--- Start Entries shown ---

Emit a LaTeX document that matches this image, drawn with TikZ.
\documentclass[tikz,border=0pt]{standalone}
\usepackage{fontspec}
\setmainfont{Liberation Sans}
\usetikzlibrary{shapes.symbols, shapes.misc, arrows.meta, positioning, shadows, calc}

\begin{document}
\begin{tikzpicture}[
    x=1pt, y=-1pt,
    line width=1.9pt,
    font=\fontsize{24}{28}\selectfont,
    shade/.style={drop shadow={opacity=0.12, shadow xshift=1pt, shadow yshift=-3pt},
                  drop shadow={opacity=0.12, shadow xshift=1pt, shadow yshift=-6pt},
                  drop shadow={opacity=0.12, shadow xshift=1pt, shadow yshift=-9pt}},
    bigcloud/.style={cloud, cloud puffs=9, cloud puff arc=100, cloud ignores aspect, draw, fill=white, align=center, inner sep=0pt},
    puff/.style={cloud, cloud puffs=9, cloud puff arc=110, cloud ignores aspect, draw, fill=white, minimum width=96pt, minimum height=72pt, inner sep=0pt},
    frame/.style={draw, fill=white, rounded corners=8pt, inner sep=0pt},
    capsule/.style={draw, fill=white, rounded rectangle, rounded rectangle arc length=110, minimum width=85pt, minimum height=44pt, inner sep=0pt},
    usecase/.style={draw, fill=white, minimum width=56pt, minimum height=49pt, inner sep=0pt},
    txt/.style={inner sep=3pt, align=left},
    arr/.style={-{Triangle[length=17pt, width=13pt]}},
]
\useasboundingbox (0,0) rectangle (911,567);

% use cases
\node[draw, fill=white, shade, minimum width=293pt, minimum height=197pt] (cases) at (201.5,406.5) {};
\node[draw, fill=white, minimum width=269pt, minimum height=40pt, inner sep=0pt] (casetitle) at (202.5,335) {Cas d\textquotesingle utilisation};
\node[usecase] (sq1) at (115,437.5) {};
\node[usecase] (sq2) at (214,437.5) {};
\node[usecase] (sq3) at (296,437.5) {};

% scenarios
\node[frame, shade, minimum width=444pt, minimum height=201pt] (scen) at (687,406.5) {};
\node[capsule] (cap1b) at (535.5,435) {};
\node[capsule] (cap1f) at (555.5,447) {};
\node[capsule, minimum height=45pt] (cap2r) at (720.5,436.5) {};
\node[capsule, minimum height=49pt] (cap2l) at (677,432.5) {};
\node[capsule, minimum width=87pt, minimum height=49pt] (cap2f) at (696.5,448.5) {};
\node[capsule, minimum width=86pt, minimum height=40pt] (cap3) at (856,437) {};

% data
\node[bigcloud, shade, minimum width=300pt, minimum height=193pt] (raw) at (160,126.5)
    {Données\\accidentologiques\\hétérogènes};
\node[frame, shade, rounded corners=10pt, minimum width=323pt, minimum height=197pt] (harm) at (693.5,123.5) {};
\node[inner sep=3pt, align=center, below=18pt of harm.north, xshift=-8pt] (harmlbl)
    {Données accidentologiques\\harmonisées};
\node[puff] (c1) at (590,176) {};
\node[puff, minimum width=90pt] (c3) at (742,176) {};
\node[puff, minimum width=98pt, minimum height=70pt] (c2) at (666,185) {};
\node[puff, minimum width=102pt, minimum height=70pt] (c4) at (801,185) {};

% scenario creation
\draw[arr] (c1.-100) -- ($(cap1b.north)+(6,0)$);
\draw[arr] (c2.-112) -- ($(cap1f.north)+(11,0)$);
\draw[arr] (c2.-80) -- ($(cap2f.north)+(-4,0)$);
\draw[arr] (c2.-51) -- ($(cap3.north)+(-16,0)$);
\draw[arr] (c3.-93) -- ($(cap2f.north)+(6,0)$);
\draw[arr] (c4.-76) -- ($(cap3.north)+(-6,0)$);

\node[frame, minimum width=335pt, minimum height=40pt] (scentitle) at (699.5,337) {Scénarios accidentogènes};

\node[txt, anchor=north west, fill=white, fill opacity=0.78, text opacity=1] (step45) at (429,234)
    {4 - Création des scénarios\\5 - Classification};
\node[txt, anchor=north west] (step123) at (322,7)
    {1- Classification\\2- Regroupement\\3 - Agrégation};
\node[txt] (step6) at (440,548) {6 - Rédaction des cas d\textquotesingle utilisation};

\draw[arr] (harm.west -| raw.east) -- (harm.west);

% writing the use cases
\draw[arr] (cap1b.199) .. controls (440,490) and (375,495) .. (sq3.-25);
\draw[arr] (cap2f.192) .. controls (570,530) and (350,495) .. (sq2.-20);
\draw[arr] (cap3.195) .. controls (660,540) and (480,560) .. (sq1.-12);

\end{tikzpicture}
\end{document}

--- End Entries shown ---
--- Start Entries shown ---

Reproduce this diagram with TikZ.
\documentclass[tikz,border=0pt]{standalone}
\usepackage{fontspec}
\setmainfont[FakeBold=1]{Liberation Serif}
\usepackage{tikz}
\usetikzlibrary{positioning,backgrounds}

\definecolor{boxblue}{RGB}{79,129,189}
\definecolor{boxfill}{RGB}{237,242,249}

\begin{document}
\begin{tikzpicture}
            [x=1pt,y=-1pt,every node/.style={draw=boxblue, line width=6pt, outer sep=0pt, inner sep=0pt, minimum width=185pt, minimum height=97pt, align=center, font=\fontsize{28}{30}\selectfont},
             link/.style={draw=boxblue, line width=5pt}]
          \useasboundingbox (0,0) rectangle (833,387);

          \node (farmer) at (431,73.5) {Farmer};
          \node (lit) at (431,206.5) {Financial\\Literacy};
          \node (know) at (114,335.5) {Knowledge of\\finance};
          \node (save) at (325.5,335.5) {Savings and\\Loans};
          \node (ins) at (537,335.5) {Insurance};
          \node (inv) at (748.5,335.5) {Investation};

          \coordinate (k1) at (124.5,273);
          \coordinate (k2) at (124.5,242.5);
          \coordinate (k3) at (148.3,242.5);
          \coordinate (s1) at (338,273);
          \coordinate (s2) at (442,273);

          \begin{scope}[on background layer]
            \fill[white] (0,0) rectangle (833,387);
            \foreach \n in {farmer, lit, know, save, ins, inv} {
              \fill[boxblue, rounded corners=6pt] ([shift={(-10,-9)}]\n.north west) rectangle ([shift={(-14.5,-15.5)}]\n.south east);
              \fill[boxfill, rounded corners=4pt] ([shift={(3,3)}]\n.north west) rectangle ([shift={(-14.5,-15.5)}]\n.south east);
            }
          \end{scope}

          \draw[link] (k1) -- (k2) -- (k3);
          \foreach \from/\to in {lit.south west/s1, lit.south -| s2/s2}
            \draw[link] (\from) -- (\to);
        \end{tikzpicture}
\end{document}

--- End Entries shown ---

* _Stated problem_
Your task is to give again the lines from the one containing "Emit a LaTeX" to the one containing "(sq3) at (296,437.5)", both lines included, exactly and without anything added.

* _Result_
Emit a LaTeX document that matches this image, drawn with TikZ.
\documentclass[tikz,border=0pt]{standalone}
\usepackage{fontspec}
\setmainfont{Liberation Sans}
\usetikzlibrary{shapes.symbols, shapes.misc, arrows.meta, positioning, shadows, calc}

\begin{document}
\begin{tikzpicture}[
    x=1pt, y=-1pt,
    line width=1.9pt,
    font=\fontsize{24}{28}\selectfont,
    shade/.style={drop shadow={opacity=0.12, shadow xshift=1pt, shadow yshift=-3pt},
                  drop shadow={opacity=0.12, shadow xshift=1pt, shadow yshift=-6pt},
                  drop shadow={opacity=0.12, shadow xshift=1pt, shadow yshift=-9pt}},
    bigcloud/.style={cloud, cloud puffs=9, cloud puff arc=100, cloud ignores aspect, draw, fill=white, align=center, inner sep=0pt},
    puff/.style={cloud, cloud puffs=9, cloud puff arc=110, cloud ignores aspect, draw, fill=white, minimum width=96pt, minimum height=72pt, inner sep=0pt},
    frame/.style={draw, fill=white, rounded corners=8pt, inner sep=0pt},
    capsule/.style={draw, fill=white, rounded rectangle, rounded rectangle arc length=110, minimum width=85pt, minimum height=44pt, inner sep=0pt},
    usecase/.style={draw, fill=white, minimum width=56pt, minimum height=49pt, inner sep=0pt},
    txt/.style={inner sep=3pt, align=left},
    arr/.style={-{Triangle[length=17pt, width=13pt]}},
]
\useasboundingbox (0,0) rectangle (911,567);

% use cases
\node[draw, fill=white, shade, minimum width=293pt, minimum height=197pt] (cases) at (201.5,406.5) {};
\node[draw, fill=white, minimum width=269pt, minimum height=40pt, inner sep=0pt] (casetitle) at (202.5,335) {Cas d\textquotesingle utilisation};
\node[usecase] (sq1) at (115,437.5) {};
\node[usecase] (sq2) at (214,437.5) {};
\node[usecase] (sq3) at (296,437.5) {};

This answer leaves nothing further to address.